> [What the exercise asks]
Every line of the listing must be reproduced as it stands. Leave the images behind.

> [Available data]

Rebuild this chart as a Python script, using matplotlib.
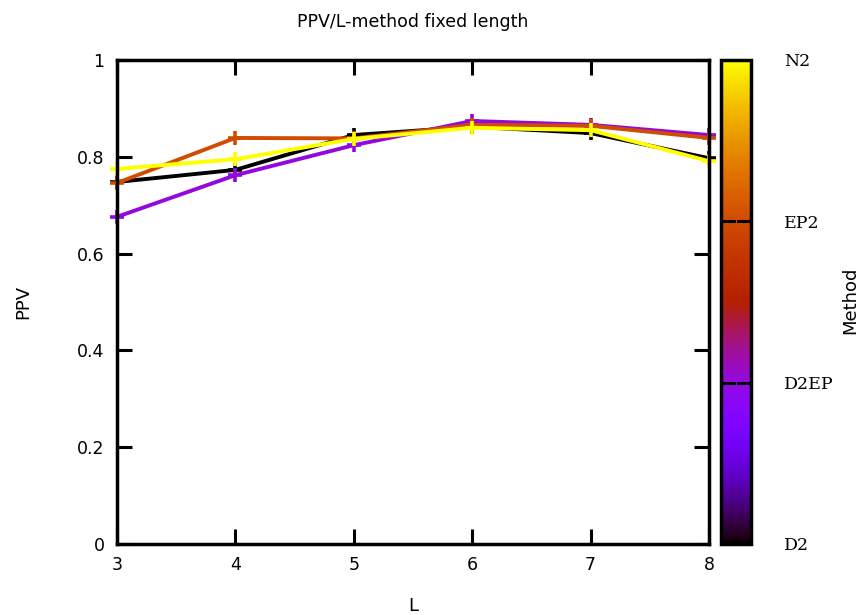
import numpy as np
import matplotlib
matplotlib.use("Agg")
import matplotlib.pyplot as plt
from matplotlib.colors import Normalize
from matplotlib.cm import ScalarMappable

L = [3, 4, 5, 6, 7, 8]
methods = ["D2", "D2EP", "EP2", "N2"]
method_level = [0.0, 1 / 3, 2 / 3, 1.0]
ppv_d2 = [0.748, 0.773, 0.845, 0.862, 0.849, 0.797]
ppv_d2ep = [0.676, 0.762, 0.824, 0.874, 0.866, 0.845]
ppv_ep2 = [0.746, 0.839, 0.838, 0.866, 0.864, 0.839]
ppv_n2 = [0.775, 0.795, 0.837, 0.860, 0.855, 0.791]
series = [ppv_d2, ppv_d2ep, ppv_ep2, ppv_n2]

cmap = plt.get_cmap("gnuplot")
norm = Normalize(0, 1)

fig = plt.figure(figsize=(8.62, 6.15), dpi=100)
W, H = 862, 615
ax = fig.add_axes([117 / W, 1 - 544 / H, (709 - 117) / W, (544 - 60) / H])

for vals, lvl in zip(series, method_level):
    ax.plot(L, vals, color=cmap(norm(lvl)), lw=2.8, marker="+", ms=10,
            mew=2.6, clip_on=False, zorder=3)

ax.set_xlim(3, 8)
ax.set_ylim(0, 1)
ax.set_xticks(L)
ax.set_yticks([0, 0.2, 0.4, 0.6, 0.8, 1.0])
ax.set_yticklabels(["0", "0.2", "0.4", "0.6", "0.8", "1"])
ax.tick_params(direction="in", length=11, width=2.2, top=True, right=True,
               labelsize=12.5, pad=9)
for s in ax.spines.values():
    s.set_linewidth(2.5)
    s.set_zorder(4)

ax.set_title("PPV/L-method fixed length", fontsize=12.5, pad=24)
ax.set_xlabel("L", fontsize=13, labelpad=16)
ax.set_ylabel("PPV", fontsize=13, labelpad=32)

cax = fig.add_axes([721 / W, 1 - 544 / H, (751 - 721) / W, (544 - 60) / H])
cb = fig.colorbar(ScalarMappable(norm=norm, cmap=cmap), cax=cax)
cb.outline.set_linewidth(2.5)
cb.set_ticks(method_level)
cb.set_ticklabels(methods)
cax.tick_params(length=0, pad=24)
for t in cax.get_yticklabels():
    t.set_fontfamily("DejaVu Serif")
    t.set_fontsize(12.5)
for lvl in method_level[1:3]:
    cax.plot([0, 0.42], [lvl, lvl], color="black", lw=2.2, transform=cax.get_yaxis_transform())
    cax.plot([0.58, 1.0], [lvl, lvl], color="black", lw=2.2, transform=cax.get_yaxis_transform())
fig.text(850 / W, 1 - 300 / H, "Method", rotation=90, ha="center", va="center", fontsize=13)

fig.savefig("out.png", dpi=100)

> [Full output]
Rebuild this chart as a Python script, using matplotlib.
import numpy as np
import matplotlib
matplotlib.use("Agg")
import matplotlib.pyplot as plt
from matplotlib.colors import Normalize
from matplotlib.cm import ScalarMappable

L = [3, 4, 5, 6, 7, 8]
methods = ["D2", "D2EP", "EP2", "N2"]
method_level = [0.0, 1 / 3, 2 / 3, 1.0]
ppv_d2 = [0.748, 0.773, 0.845, 0.862, 0.849, 0.797]
ppv_d2ep = [0.676, 0.762, 0.824, 0.874, 0.866, 0.845]
ppv_ep2 = [0.746, 0.839, 0.838, 0.866, 0.864, 0.839]
ppv_n2 = [0.775, 0.795, 0.837, 0.860, 0.855, 0.791]
series = [ppv_d2, ppv_d2ep, ppv_ep2, ppv_n2]

cmap = plt.get_cmap("gnuplot")
norm = Normalize(0, 1)

fig = plt.figure(figsize=(8.62, 6.15), dpi=100)
W, H = 862, 615
ax = fig.add_axes([117 / W, 1 - 544 / H, (709 - 117) / W, (544 - 60) / H])

for vals, lvl in zip(series, method_level):
    ax.plot(L, vals, color=cmap(norm(lvl)), lw=2.8, marker="+", ms=10,
            mew=2.6, clip_on=False, zorder=3)

ax.set_xlim(3, 8)
ax.set_ylim(0, 1)
ax.set_xticks(L)
ax.set_yticks([0, 0.2, 0.4, 0.6, 0.8, 1.0])
ax.set_yticklabels(["0", "0.2", "0.4", "0.6", "0.8", "1"])
ax.tick_params(direction="in", length=11, width=2.2, top=True, right=True,
               labelsize=12.5, pad=9)
for s in ax.spines.values():
    s.set_linewidth(2.5)
    s.set_zorder(4)

ax.set_title("PPV/L-method fixed length", fontsize=12.5, pad=24)
ax.set_xlabel("L", fontsize=13, labelpad=16)
ax.set_ylabel("PPV", fontsize=13, labelpad=32)

cax = fig.add_axes([721 / W, 1 - 544 / H, (751 - 721) / W, (544 - 60) / H])
cb = fig.colorbar(ScalarMappable(norm=norm, cmap=cmap), cax=cax)
cb.outline.set_linewidth(2.5)
cb.set_ticks(method_level)
cb.set_ticklabels(methods)
cax.tick_params(length=0, pad=24)
for t in cax.get_yticklabels():
    t.set_fontfamily("DejaVu Serif")
    t.set_fontsize(12.5)
for lvl in method_level[1:3]:
    cax.plot([0, 0.42], [lvl, lvl], color="black", lw=2.2, transform=cax.get_yaxis_transform())
    cax.plot([0.58, 1.0], [lvl, lvl], color="black", lw=2.2, transform=cax.get_yaxis_transform())
fig.text(850 / W, 1 - 300 / H, "Method", rotation=90, ha="center", va="center", fontsize=13)

fig.savefig("out.png", dpi=100)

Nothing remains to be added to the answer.